**** Recorded data
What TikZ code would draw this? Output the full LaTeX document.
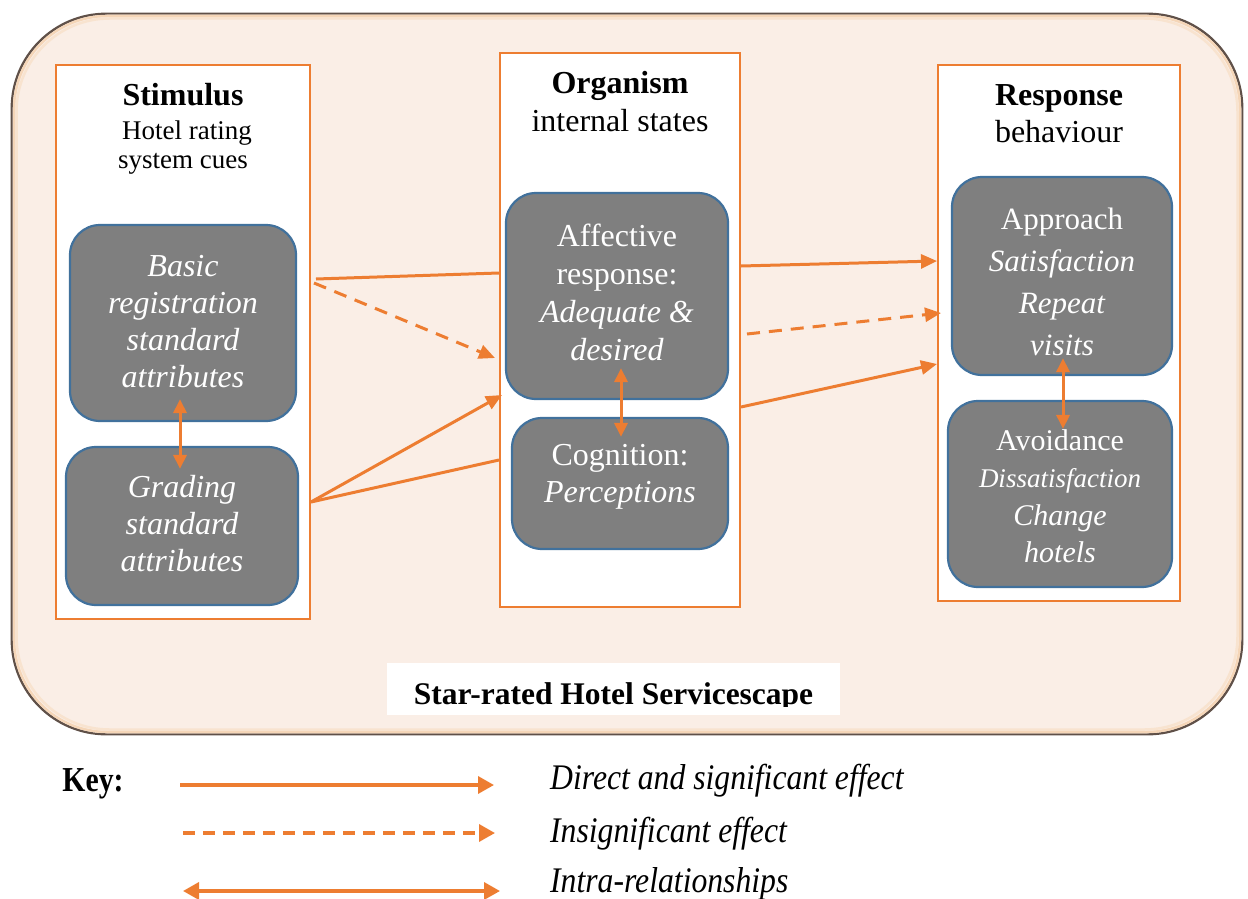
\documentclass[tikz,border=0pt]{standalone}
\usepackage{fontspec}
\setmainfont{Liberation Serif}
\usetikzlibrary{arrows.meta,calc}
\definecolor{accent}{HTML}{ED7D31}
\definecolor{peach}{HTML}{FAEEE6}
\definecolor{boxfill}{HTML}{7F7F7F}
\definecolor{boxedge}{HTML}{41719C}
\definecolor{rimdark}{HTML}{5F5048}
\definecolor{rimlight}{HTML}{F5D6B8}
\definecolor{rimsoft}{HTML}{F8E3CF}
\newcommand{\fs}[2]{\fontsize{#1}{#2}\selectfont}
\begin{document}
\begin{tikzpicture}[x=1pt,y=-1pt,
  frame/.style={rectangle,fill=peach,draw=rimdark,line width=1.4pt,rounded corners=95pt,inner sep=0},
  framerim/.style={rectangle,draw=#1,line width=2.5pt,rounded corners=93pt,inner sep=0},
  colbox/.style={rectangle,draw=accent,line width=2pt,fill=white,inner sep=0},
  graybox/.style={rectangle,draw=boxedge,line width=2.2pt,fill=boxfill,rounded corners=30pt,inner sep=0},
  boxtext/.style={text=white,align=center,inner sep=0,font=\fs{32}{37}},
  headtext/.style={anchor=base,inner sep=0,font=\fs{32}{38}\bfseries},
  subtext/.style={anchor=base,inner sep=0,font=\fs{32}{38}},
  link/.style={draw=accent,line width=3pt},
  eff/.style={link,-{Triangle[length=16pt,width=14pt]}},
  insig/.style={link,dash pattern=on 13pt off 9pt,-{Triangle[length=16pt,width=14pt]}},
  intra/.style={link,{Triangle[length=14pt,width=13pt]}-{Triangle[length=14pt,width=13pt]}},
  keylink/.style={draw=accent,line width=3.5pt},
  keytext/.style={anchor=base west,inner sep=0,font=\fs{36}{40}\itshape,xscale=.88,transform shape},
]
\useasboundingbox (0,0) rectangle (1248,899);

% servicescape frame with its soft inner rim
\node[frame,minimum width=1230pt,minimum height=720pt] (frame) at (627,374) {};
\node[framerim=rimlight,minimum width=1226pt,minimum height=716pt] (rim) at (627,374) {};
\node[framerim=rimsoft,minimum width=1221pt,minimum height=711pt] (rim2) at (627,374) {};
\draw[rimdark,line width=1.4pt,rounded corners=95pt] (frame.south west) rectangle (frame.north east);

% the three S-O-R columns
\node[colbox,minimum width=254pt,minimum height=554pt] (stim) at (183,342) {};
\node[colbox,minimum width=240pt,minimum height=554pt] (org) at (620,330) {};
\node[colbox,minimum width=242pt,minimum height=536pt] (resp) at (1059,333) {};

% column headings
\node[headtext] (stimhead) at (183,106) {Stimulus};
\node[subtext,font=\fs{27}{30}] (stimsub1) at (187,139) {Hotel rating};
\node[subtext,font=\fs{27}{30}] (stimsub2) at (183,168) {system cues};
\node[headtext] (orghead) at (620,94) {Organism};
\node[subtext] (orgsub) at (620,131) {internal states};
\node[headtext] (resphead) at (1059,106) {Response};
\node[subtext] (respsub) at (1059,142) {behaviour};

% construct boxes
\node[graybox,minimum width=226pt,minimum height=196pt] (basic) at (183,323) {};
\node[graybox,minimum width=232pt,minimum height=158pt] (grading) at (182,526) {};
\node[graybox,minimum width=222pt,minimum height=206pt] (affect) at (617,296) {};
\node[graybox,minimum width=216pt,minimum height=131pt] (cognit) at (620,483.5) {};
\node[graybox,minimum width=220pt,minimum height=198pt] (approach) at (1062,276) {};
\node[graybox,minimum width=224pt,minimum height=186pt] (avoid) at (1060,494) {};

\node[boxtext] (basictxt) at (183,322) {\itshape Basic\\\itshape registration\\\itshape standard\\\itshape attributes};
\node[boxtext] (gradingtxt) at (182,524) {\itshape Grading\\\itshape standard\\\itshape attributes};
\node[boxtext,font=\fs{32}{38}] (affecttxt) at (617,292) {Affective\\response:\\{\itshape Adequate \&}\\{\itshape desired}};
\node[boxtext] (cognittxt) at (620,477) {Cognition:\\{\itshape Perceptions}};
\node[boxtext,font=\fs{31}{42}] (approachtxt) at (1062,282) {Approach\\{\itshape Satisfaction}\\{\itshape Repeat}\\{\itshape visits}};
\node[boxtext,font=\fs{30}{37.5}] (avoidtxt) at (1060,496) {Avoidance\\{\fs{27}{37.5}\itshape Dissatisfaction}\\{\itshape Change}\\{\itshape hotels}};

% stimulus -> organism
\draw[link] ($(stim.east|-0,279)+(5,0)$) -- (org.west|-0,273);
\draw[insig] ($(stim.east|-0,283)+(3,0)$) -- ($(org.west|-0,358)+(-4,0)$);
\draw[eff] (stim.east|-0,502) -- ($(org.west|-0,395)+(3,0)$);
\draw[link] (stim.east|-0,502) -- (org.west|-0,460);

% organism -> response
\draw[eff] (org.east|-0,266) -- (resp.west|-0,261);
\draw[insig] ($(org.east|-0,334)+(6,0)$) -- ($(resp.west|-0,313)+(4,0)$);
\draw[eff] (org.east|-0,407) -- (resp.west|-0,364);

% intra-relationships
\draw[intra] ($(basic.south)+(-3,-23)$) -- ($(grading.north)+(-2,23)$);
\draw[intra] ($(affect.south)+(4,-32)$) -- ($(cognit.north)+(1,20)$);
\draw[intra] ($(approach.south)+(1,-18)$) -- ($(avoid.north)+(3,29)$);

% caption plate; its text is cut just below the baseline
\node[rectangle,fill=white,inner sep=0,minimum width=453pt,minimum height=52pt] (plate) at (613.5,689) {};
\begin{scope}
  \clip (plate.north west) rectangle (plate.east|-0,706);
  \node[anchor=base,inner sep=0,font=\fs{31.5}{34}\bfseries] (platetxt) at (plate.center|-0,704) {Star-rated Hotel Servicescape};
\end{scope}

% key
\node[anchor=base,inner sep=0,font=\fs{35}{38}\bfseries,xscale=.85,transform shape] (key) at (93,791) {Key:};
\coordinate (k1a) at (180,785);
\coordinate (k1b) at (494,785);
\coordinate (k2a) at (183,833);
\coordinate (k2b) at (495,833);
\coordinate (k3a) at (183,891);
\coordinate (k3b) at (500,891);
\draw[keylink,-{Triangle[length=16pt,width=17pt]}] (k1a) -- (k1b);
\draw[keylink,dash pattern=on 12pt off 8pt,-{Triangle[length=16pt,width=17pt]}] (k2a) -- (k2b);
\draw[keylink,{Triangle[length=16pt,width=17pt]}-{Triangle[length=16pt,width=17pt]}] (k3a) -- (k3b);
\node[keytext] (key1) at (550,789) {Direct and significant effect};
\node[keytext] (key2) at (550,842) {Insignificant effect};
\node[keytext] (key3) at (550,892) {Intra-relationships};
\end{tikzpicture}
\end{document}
********
_Exercise task_:
In your copy of the listing above, reproduce each line exactly and omit all pictures.

_The answer_:
What TikZ code would draw this? Output the full LaTeX document.
\documentclass[tikz,border=0pt]{standalone}
\usepackage{fontspec}
\setmainfont{Liberation Serif}
\usetikzlibrary{arrows.meta,calc}
\definecolor{accent}{HTML}{ED7D31}
\definecolor{peach}{HTML}{FAEEE6}
\definecolor{boxfill}{HTML}{7F7F7F}
\definecolor{boxedge}{HTML}{41719C}
\definecolor{rimdark}{HTML}{5F5048}
\definecolor{rimlight}{HTML}{F5D6B8}
\definecolor{rimsoft}{HTML}{F8E3CF}
\newcommand{\fs}[2]{\fontsize{#1}{#2}\selectfont}
\begin{document}
\begin{tikzpicture}[x=1pt,y=-1pt,
  frame/.style={rectangle,fill=peach,draw=rimdark,line width=1.4pt,rounded corners=95pt,inner sep=0},
  framerim/.style={rectangle,draw=#1,line width=2.5pt,rounded corners=93pt,inner sep=0},
  colbox/.style={rectangle,draw=accent,line width=2pt,fill=white,inner sep=0},
  graybox/.style={rectangle,draw=boxedge,line width=2.2pt,fill=boxfill,rounded corners=30pt,inner sep=0},
  boxtext/.style={text=white,align=center,inner sep=0,font=\fs{32}{37}},
  headtext/.style={anchor=base,inner sep=0,font=\fs{32}{38}\bfseries},
  subtext/.style={anchor=base,inner sep=0,font=\fs{32}{38}},
  link/.style={draw=accent,line width=3pt},
  eff/.style={link,-{Triangle[length=16pt,width=14pt]}},
  insig/.style={link,dash pattern=on 13pt off 9pt,-{Triangle[length=16pt,width=14pt]}},
  intra/.style={link,{Triangle[length=14pt,width=13pt]}-{Triangle[length=14pt,width=13pt]}},
  keylink/.style={draw=accent,line width=3.5pt},
  keytext/.style={anchor=base west,inner sep=0,font=\fs{36}{40}\itshape,xscale=.88,transform shape},
]
\useasboundingbox (0,0) rectangle (1248,899);

% servicescape frame with its soft inner rim
\node[frame,minimum width=1230pt,minimum height=720pt] (frame) at (627,374) {};
\node[framerim=rimlight,minimum width=1226pt,minimum height=716pt] (rim) at (627,374) {};
\node[framerim=rimsoft,minimum width=1221pt,minimum height=711pt] (rim2) at (627,374) {};
\draw[rimdark,line width=1.4pt,rounded corners=95pt] (frame.south west) rectangle (frame.north east);

% the three S-O-R columns
\node[colbox,minimum width=254pt,minimum height=554pt] (stim) at (183,342) {};
\node[colbox,minimum width=240pt,minimum height=554pt] (org) at (620,330) {};
\node[colbox,minimum width=242pt,minimum height=536pt] (resp) at (1059,333) {};

% column headings
\node[headtext] (stimhead) at (183,106) {Stimulus};
\node[subtext,font=\fs{27}{30}] (stimsub1) at (187,139) {Hotel rating};
\node[subtext,font=\fs{27}{30}] (stimsub2) at (183,168) {system cues};
\node[headtext] (orghead) at (620,94) {Organism};
\node[subtext] (orgsub) at (620,131) {internal states};
\node[headtext] (resphead) at (1059,106) {Response};
\node[subtext] (respsub) at (1059,142) {behaviour};

% construct boxes
\node[graybox,minimum width=226pt,minimum height=196pt] (basic) at (183,323) {};
\node[graybox,minimum width=232pt,minimum height=158pt] (grading) at (182,526) {};
\node[graybox,minimum width=222pt,minimum height=206pt] (affect) at (617,296) {};
\node[graybox,minimum width=216pt,minimum height=131pt] (cognit) at (620,483.5) {};
\node[graybox,minimum width=220pt,minimum height=198pt] (approach) at (1062,276) {};
\node[graybox,minimum width=224pt,minimum height=186pt] (avoid) at (1060,494) {};

\node[boxtext] (basictxt) at (183,322) {\itshape Basic\\\itshape registration\\\itshape standard\\\itshape attributes};
\node[boxtext] (gradingtxt) at (182,524) {\itshape Grading\\\itshape standard\\\itshape attributes};
\node[boxtext,font=\fs{32}{38}] (affecttxt) at (617,292) {Affective\\response:\\{\itshape Adequate \&}\\{\itshape desired}};
\node[boxtext] (cognittxt) at (620,477) {Cognition:\\{\itshape Perceptions}};
\node[boxtext,font=\fs{31}{42}] (approachtxt) at (1062,282) {Approach\\{\itshape Satisfaction}\\{\itshape Repeat}\\{\itshape visits}};
\node[boxtext,font=\fs{30}{37.5}] (avoidtxt) at (1060,496) {Avoidance\\{\fs{27}{37.5}\itshape Dissatisfaction}\\{\itshape Change}\\{\itshape hotels}};

% stimulus -> organism
\draw[link] ($(stim.east|-0,279)+(5,0)$) -- (org.west|-0,273);
\draw[insig] ($(stim.east|-0,283)+(3,0)$) -- ($(org.west|-0,358)+(-4,0)$);
\draw[eff] (stim.east|-0,502) -- ($(org.west|-0,395)+(3,0)$);
\draw[link] (stim.east|-0,502) -- (org.west|-0,460);

% organism -> response
\draw[eff] (org.east|-0,266) -- (resp.west|-0,261);
\draw[insig] ($(org.east|-0,334)+(6,0)$) -- ($(resp.west|-0,313)+(4,0)$);
\draw[eff] (org.east|-0,407) -- (resp.west|-0,364);

% intra-relationships
\draw[intra] ($(basic.south)+(-3,-23)$) -- ($(grading.north)+(-2,23)$);
\draw[intra] ($(affect.south)+(4,-32)$) -- ($(cognit.north)+(1,20)$);
\draw[intra] ($(approach.south)+(1,-18)$) -- ($(avoid.north)+(3,29)$);

% caption plate; its text is cut just below the baseline
\node[rectangle,fill=white,inner sep=0,minimum width=453pt,minimum height=52pt] (plate) at (613.5,689) {};
\begin{scope}
  \clip (plate.north west) rectangle (plate.east|-0,706);
  \node[anchor=base,inner sep=0,font=\fs{31.5}{34}\bfseries] (platetxt) at (plate.center|-0,704) {Star-rated Hotel Servicescape};
\end{scope}

% key
\node[anchor=base,inner sep=0,font=\fs{35}{38}\bfseries,xscale=.85,transform shape] (key) at (93,791) {Key:};
\coordinate (k1a) at (180,785);
\coordinate (k1b) at (494,785);
\coordinate (k2a) at (183,833);
\coordinate (k2b) at (495,833);
\coordinate (k3a) at (183,891);
\coordinate (k3b) at (500,891);
\draw[keylink,-{Triangle[length=16pt,width=17pt]}] (k1a) -- (k1b);
\draw[keylink,dash pattern=on 12pt off 8pt,-{Triangle[length=16pt,width=17pt]}] (k2a) -- (k2b);
\draw[keylink,{Triangle[length=16pt,width=17pt]}-{Triangle[length=16pt,width=17pt]}] (k3a) -- (k3b);
\node[keytext] (key1) at (550,789) {Direct and significant effect};
\node[keytext] (key2) at (550,842) {Insignificant effect};
\node[keytext] (key3) at (550,892) {Intra-relationships};
\end{tikzpicture}
\end{document}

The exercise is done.